* _WRITTEN PROBLEM_
Open with the line that has "Recreate this image"; close with the line that has "bb_d2h_jul = [0.51, None, 0.78]". Retype those lines exactly, images excluded.

════════════════════

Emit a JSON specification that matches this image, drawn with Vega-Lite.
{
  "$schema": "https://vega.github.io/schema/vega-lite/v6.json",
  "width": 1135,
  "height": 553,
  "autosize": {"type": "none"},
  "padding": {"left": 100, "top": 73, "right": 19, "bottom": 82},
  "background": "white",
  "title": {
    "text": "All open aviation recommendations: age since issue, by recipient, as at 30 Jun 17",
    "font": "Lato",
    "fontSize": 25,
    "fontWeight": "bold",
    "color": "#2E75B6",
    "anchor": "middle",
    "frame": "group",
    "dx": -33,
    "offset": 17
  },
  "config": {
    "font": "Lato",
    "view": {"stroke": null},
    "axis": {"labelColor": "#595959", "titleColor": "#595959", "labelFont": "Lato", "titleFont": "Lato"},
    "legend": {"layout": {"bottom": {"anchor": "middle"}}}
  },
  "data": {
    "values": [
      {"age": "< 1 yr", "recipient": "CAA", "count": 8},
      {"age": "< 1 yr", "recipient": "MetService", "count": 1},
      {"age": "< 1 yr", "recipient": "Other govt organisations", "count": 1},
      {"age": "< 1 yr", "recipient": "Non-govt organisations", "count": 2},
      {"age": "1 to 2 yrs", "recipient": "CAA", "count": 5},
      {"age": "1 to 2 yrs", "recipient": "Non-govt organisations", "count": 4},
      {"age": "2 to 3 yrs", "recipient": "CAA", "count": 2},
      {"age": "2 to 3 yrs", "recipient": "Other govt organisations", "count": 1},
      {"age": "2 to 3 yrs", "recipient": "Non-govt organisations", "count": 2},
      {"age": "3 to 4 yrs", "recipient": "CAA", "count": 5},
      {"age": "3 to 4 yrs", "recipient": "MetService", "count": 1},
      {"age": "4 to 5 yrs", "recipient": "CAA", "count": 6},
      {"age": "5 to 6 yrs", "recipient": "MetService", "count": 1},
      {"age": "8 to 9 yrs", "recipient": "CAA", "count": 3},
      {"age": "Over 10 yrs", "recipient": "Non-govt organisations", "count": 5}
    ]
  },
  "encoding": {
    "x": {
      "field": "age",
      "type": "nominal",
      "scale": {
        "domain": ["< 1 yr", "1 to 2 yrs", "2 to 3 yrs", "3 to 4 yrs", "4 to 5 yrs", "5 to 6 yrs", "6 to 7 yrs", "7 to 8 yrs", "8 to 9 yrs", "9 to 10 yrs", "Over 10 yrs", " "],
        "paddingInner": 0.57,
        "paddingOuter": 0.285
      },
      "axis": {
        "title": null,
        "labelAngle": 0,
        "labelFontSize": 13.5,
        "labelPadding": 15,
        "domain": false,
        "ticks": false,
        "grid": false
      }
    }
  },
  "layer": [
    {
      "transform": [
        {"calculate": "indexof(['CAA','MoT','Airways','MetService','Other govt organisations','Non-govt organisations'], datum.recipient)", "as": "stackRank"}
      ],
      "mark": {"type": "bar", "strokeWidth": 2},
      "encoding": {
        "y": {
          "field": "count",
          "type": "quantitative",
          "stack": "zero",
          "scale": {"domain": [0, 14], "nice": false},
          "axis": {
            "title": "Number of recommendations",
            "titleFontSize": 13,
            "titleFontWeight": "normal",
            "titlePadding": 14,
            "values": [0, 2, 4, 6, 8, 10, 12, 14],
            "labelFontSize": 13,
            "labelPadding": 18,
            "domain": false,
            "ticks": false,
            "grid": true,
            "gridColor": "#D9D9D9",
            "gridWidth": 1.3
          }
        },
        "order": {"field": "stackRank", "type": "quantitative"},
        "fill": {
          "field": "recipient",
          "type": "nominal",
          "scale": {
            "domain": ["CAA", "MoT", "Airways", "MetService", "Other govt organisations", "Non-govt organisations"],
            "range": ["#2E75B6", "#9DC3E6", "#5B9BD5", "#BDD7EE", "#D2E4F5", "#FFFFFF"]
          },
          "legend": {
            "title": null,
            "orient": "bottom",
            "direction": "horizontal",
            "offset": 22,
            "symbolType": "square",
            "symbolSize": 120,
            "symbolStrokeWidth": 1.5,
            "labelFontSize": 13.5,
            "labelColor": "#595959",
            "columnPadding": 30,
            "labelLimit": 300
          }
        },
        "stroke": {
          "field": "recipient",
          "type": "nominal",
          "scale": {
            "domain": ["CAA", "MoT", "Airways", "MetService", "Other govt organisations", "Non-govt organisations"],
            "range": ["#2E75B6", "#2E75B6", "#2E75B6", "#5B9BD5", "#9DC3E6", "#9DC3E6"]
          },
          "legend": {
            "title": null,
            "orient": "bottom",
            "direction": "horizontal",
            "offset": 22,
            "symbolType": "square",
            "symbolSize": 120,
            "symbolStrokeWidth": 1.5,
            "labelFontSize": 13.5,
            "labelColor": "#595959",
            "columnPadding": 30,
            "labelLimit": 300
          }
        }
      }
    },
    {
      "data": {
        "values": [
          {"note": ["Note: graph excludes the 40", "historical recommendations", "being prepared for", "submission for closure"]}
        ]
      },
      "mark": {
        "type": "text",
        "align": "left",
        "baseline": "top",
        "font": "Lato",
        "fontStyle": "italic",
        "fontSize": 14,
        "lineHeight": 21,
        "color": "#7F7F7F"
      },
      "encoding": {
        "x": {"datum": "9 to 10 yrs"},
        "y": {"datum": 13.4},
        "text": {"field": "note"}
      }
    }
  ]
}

════════════════════

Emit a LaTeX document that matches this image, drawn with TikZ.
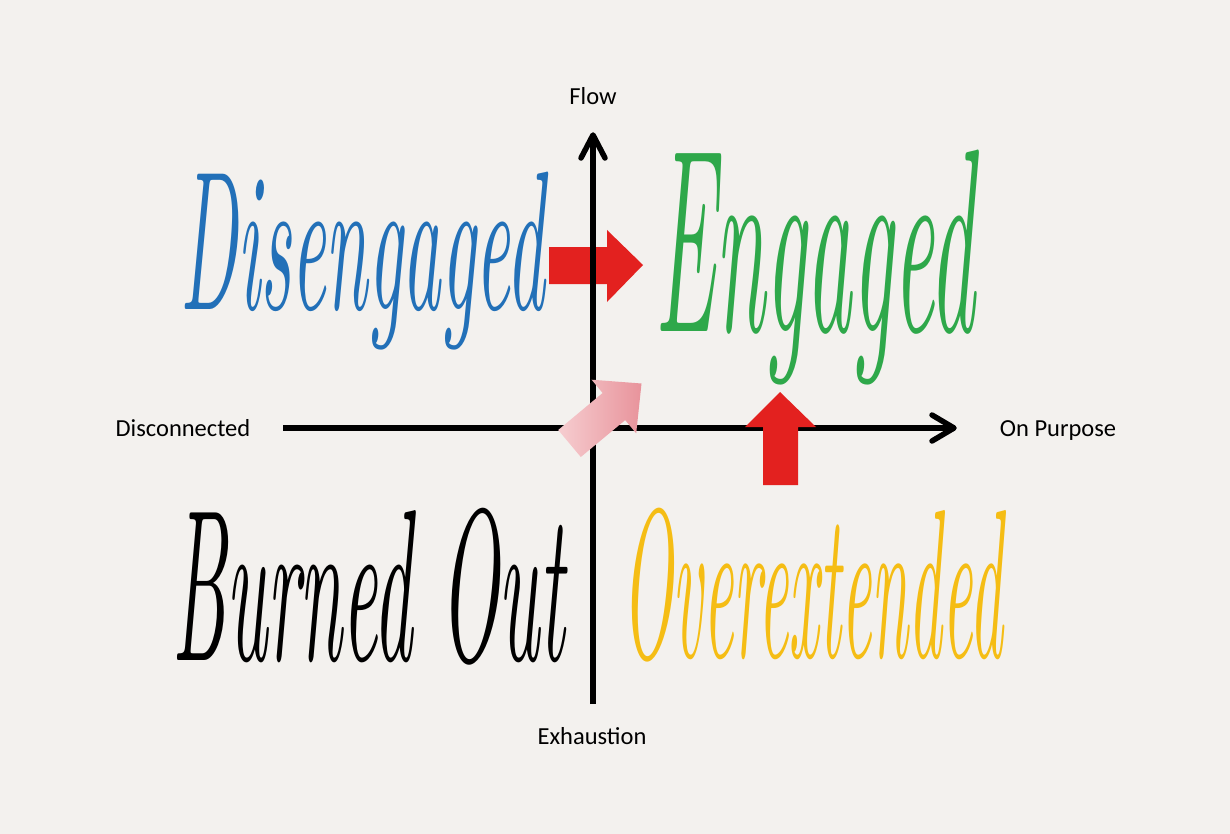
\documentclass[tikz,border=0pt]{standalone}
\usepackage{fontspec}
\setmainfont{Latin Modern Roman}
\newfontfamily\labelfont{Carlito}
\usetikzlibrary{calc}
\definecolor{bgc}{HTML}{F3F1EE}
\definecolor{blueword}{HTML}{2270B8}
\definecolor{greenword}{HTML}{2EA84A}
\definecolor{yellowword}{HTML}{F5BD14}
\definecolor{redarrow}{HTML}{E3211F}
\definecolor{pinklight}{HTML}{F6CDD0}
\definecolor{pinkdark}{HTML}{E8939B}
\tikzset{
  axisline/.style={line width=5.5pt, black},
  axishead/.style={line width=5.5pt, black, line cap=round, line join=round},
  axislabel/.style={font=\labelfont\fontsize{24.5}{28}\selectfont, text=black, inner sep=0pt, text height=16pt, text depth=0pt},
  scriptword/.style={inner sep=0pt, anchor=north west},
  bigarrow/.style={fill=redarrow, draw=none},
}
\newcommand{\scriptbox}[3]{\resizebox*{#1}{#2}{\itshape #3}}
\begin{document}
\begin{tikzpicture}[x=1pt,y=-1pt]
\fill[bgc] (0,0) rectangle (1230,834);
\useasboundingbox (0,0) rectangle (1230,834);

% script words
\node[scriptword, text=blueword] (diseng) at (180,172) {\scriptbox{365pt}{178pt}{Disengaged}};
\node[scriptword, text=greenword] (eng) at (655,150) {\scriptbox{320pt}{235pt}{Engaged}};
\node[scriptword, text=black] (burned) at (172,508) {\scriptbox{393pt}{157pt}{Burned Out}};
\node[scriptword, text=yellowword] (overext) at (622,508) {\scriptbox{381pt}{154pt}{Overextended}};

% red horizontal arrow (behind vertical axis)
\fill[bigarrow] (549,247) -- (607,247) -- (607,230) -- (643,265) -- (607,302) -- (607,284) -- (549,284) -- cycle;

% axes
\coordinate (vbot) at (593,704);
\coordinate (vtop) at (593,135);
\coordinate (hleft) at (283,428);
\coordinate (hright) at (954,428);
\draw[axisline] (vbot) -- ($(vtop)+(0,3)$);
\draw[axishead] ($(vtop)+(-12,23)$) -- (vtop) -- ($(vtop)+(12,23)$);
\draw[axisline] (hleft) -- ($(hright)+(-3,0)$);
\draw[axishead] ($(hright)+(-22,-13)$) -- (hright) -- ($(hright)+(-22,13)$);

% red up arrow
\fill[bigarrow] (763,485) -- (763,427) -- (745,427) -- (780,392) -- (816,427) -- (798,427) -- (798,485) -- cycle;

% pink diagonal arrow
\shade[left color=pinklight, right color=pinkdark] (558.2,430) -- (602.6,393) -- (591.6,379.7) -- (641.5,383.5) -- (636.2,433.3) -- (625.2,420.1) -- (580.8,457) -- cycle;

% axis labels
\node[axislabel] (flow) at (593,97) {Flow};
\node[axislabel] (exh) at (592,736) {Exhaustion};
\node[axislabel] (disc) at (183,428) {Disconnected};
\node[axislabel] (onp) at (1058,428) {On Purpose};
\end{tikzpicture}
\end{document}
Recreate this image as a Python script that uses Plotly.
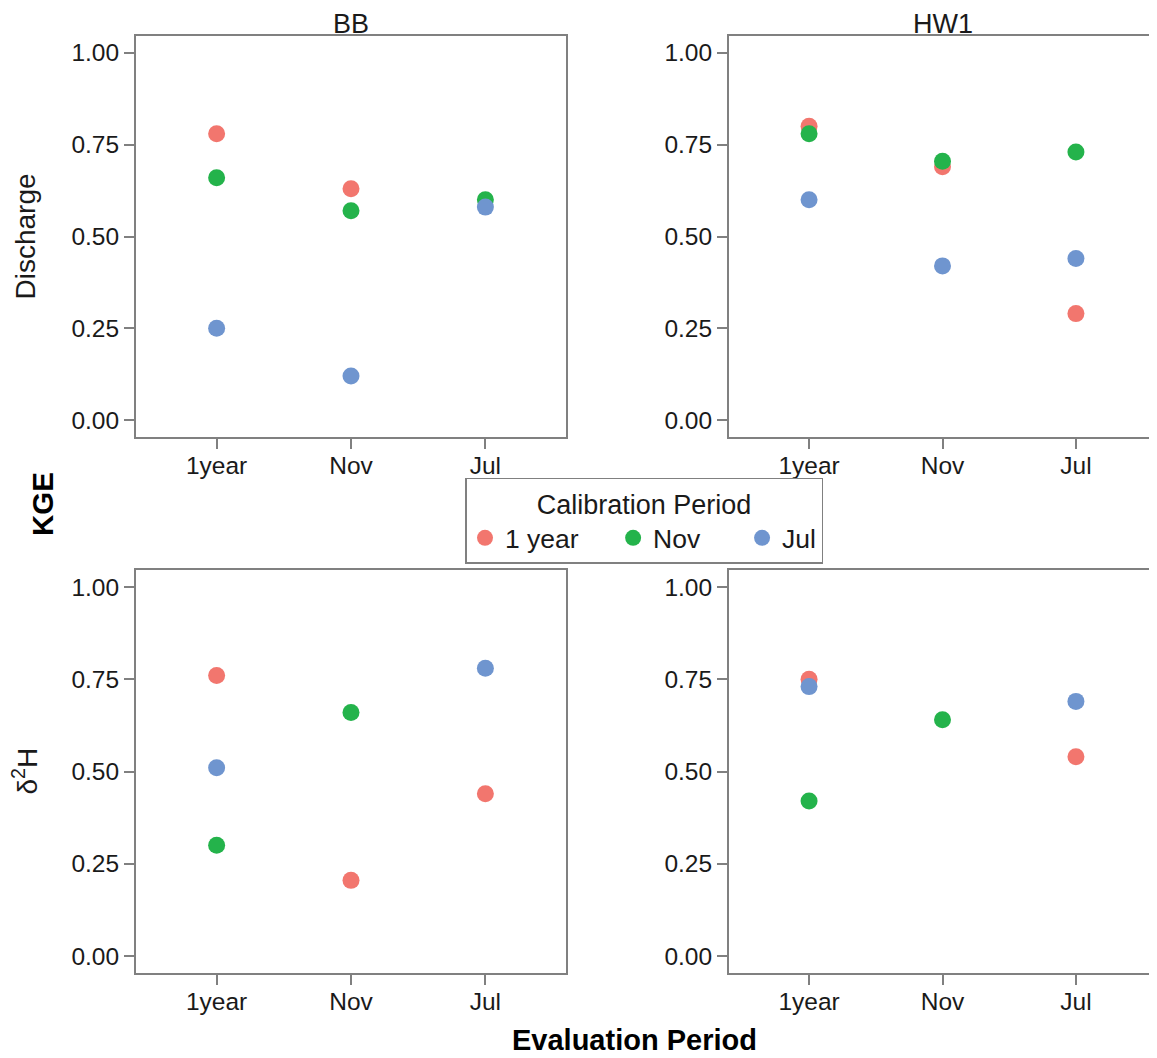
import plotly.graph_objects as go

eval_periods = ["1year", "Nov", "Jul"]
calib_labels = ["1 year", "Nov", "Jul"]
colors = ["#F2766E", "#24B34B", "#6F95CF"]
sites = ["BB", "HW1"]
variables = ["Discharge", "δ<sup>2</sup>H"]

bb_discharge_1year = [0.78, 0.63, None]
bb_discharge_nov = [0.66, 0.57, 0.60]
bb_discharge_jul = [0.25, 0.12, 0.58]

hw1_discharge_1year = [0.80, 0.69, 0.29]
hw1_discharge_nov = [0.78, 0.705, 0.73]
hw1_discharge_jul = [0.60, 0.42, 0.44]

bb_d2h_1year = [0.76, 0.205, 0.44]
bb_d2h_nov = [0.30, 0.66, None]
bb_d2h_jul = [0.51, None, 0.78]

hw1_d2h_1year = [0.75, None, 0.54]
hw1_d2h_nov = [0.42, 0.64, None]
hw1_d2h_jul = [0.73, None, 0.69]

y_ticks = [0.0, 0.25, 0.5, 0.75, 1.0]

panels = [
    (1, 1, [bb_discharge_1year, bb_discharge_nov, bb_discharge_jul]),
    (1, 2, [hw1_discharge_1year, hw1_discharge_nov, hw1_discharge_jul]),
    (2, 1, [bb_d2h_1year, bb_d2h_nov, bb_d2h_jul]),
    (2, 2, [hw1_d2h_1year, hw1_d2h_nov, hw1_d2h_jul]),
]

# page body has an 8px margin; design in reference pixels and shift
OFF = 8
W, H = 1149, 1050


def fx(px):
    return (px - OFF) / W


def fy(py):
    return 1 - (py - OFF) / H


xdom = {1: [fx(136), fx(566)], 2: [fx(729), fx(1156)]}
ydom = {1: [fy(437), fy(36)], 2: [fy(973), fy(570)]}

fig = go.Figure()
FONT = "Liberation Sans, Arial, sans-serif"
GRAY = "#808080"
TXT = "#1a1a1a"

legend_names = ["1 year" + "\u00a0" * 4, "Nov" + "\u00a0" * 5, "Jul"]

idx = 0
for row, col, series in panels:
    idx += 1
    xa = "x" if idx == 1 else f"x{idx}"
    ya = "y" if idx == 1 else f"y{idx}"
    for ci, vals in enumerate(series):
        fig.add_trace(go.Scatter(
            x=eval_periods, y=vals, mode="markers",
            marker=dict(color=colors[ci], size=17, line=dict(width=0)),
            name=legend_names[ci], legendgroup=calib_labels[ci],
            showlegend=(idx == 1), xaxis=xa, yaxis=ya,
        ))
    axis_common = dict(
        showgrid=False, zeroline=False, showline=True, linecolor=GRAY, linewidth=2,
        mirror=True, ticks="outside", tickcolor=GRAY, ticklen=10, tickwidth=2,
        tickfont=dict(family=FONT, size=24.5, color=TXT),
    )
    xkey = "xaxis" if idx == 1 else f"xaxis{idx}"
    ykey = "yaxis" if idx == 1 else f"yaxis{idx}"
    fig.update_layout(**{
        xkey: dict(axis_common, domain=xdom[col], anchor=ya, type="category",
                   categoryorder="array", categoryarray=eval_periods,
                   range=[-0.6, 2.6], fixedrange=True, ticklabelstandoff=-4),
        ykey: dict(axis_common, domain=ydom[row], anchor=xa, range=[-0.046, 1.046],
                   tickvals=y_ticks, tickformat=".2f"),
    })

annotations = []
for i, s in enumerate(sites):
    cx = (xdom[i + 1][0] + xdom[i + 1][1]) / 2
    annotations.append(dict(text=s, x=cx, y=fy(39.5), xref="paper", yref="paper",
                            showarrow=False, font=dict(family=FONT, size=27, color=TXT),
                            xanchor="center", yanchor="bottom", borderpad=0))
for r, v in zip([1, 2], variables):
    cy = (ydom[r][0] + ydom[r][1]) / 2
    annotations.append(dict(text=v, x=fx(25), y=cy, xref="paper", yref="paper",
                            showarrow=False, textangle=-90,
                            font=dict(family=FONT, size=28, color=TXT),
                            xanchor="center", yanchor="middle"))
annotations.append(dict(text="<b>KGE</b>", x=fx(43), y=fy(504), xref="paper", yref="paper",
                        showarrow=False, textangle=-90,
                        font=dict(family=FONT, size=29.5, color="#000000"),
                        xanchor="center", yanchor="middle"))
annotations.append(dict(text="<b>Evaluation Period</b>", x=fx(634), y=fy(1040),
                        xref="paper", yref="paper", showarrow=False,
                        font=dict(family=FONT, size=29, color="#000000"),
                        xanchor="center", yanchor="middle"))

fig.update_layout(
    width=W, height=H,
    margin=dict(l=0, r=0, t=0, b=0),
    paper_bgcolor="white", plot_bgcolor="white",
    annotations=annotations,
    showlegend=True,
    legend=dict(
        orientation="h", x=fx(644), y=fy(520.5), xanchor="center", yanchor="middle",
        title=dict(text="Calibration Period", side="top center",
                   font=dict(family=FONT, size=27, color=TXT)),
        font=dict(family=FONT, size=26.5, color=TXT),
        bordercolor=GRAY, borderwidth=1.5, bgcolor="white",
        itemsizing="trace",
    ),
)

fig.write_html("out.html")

════════════════════

* _REPLY TO THE TASK_
Recreate this image as a Python script that uses Plotly.
import plotly.graph_objects as go

eval_periods = ["1year", "Nov", "Jul"]
calib_labels = ["1 year", "Nov", "Jul"]
colors = ["#F2766E", "#24B34B", "#6F95CF"]
sites = ["BB", "HW1"]
variables = ["Discharge", "δ<sup>2</sup>H"]

bb_discharge_1year = [0.78, 0.63, None]
bb_discharge_nov = [0.66, 0.57, 0.60]
bb_discharge_jul = [0.25, 0.12, 0.58]

hw1_discharge_1year = [0.80, 0.69, 0.29]
hw1_discharge_nov = [0.78, 0.705, 0.73]
hw1_discharge_jul = [0.60, 0.42, 0.44]

bb_d2h_1year = [0.76, 0.205, 0.44]
bb_d2h_nov = [0.30, 0.66, None]
bb_d2h_jul = [0.51, None, 0.78]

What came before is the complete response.